With advances in technology, today’s choice of oil can run into the hundreds if not thousands of products.


If you are uncertain about your APIs or do not know your SAEs from your ACEAs, then how can you be sure that the oil you choose is the right one for your car?


SAE – The Society of Automotive Engineers. A universal system for expressing the flow of an oil through the engine, indicating how an oil operates across a range of temperatures. There are two numbers separated by a letter W e.g. 5W-30. The first number is for winter operating temperatures and the last number is for summer temperatures.


API – The American Petroleum Institute provides oil performance standards. Here you might see an ‘S’ rating (for petrol engine cars) followed by a sequence letter e.g. SN or a ‘C’ rating (for diesel engine cars) followed by a sequence letter and an associated number e.g. CK-4.

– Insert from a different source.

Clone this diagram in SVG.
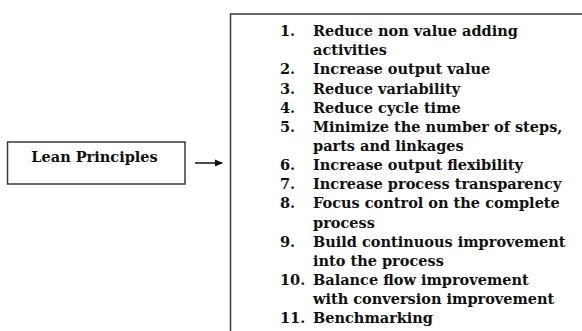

ACEA – The European Association of Manufacturers or Constructors. The ACEA sequences identify relevant performance standards for lubricants based on the type of engine and emission control systems. A typical specification might be ACEA A3/B4 for vehicles without exhaust after treatment systems, C3 for vehicles with after treatment systems, or E6 for heavy duty engine oils.

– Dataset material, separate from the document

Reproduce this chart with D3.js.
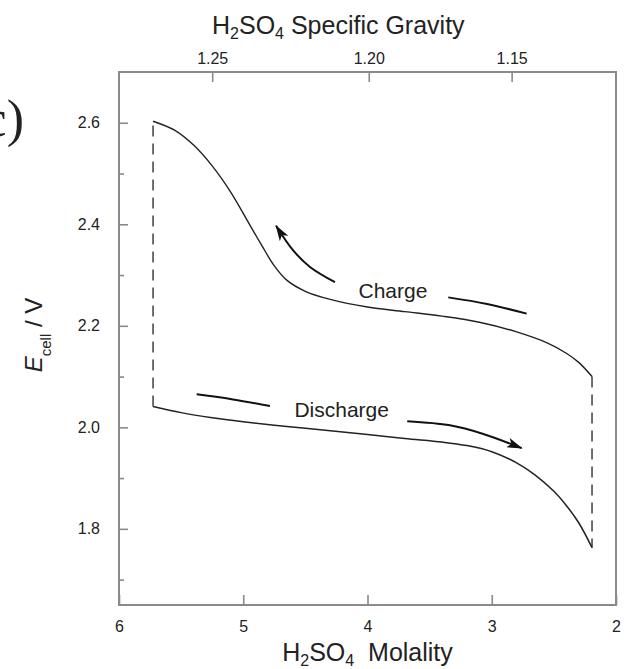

In addition, some vehicle manufacturers have their own specifications and where you see these in the handbook you should select an oil with the relevant claims. Examples might be Mercedes-Benz MB 229.51 or General Motors dexos 2™.


Whilst a manufacturer may recommend a particular brand of engine oil, you may use another one as long as it meets the same technical requirements. If you are unsure, always refer to your car manual and ask for assistance from your retailer to confirm that the oil meets the specification described.


WHAT DO THE LETTERS ON AN OIL PACK ACTUALLY MEAN?


Engine oil, or lubricants, carry different industry marks representing the standards they meet to help you understand if the oil is right for your needs.


HOW TO CHECK AN OIL IS RIGHT FOR YOUR VEHICLE


• Refer to your vehicle’s operating manual to check the engine’s requirements.


• Access the product’s technical claims available on the Technical Data Sheet available from the lubricant marketer, displayed on packaging or in accompanying marketing material.


• Check with your reseller that the product’s technical claims match your vehicle’s requirements.


VLS is here to help motorists by ensuring that lubricant product claims are valid and reliable. By verifying the specification of lubricant products, consumers and end users can be assured that a lubricant is accurately described and independently assessed.